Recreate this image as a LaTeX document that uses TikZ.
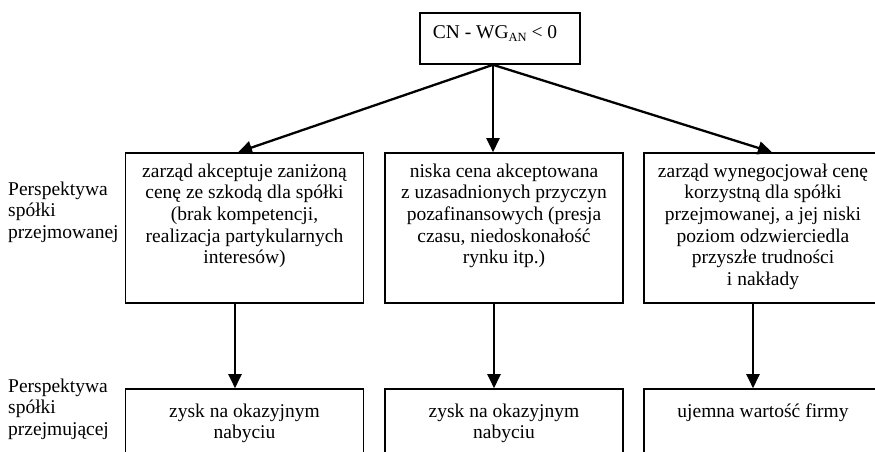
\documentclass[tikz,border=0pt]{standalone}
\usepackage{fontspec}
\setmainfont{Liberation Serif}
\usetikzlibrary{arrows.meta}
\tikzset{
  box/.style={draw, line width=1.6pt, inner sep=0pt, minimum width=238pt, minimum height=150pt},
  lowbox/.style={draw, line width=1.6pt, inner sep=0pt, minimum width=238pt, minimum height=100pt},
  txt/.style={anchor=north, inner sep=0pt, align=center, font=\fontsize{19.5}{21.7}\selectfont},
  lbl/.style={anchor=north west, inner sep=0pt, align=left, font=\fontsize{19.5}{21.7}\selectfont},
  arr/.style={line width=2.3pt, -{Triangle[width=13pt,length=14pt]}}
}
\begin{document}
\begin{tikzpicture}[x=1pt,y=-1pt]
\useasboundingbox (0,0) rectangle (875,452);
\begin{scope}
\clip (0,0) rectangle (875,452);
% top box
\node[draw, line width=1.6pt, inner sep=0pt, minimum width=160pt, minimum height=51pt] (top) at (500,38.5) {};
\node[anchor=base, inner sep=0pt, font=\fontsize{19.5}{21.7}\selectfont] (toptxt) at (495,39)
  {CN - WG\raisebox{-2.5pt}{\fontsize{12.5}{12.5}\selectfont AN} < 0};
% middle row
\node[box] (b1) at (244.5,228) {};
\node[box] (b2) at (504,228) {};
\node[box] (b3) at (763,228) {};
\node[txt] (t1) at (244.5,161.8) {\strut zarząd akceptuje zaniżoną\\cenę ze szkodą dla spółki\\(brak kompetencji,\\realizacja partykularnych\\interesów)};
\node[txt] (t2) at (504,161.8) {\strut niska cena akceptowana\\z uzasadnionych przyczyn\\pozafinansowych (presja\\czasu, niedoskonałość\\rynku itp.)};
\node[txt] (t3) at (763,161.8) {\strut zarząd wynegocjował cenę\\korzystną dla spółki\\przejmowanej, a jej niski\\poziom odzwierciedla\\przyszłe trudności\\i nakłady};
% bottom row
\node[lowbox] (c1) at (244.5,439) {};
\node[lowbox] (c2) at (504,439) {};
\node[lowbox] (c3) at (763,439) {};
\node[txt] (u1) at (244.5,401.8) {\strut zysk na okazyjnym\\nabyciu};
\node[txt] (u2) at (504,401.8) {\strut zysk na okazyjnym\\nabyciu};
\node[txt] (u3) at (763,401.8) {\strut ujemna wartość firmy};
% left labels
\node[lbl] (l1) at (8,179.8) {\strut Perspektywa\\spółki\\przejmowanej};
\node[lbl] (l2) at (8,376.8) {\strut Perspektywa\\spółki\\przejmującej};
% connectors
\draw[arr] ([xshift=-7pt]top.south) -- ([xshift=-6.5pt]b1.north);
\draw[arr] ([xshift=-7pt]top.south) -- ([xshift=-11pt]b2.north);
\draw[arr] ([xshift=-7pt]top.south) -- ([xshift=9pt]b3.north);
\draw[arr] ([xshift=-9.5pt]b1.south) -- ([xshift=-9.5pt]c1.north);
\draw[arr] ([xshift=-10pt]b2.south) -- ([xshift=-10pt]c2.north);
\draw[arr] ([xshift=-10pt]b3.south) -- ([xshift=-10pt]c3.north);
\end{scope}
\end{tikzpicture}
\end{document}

------------

» **Aim of the task**
Copy out all of the material exactly as written, without its pictures.

» **Task answer**
Recreate this image as a LaTeX document that uses TikZ.
\documentclass[tikz,border=0pt]{standalone}
\usepackage{fontspec}
\setmainfont{Liberation Serif}
\usetikzlibrary{arrows.meta}
\tikzset{
  box/.style={draw, line width=1.6pt, inner sep=0pt, minimum width=238pt, minimum height=150pt},
  lowbox/.style={draw, line width=1.6pt, inner sep=0pt, minimum width=238pt, minimum height=100pt},
  txt/.style={anchor=north, inner sep=0pt, align=center, font=\fontsize{19.5}{21.7}\selectfont},
  lbl/.style={anchor=north west, inner sep=0pt, align=left, font=\fontsize{19.5}{21.7}\selectfont},
  arr/.style={line width=2.3pt, -{Triangle[width=13pt,length=14pt]}}
}
\begin{document}
\begin{tikzpicture}[x=1pt,y=-1pt]
\useasboundingbox (0,0) rectangle (875,452);
\begin{scope}
\clip (0,0) rectangle (875,452);
% top box
\node[draw, line width=1.6pt, inner sep=0pt, minimum width=160pt, minimum height=51pt] (top) at (500,38.5) {};
\node[anchor=base, inner sep=0pt, font=\fontsize{19.5}{21.7}\selectfont] (toptxt) at (495,39)
  {CN - WG\raisebox{-2.5pt}{\fontsize{12.5}{12.5}\selectfont AN} < 0};
% middle row
\node[box] (b1) at (244.5,228) {};
\node[box] (b2) at (504,228) {};
\node[box] (b3) at (763,228) {};
\node[txt] (t1) at (244.5,161.8) {\strut zarząd akceptuje zaniżoną\\cenę ze szkodą dla spółki\\(brak kompetencji,\\realizacja partykularnych\\interesów)};
\node[txt] (t2) at (504,161.8) {\strut niska cena akceptowana\\z uzasadnionych przyczyn\\pozafinansowych (presja\\czasu, niedoskonałość\\rynku itp.)};
\node[txt] (t3) at (763,161.8) {\strut zarząd wynegocjował cenę\\korzystną dla spółki\\przejmowanej, a jej niski\\poziom odzwierciedla\\przyszłe trudności\\i nakłady};
% bottom row
\node[lowbox] (c1) at (244.5,439) {};
\node[lowbox] (c2) at (504,439) {};
\node[lowbox] (c3) at (763,439) {};
\node[txt] (u1) at (244.5,401.8) {\strut zysk na okazyjnym\\nabyciu};
\node[txt] (u2) at (504,401.8) {\strut zysk na okazyjnym\\nabyciu};
\node[txt] (u3) at (763,401.8) {\strut ujemna wartość firmy};
% left labels
\node[lbl] (l1) at (8,179.8) {\strut Perspektywa\\spółki\\przejmowanej};
\node[lbl] (l2) at (8,376.8) {\strut Perspektywa\\spółki\\przejmującej};
% connectors
\draw[arr] ([xshift=-7pt]top.south) -- ([xshift=-6.5pt]b1.north);
\draw[arr] ([xshift=-7pt]top.south) -- ([xshift=-11pt]b2.north);
\draw[arr] ([xshift=-7pt]top.south) -- ([xshift=9pt]b3.north);
\draw[arr] ([xshift=-9.5pt]b1.south) -- ([xshift=-9.5pt]c1.north);
\draw[arr] ([xshift=-10pt]b2.south) -- ([xshift=-10pt]c2.north);
\draw[arr] ([xshift=-10pt]b3.south) -- ([xshift=-10pt]c3.north);
\end{scope}
\end{tikzpicture}
\end{document}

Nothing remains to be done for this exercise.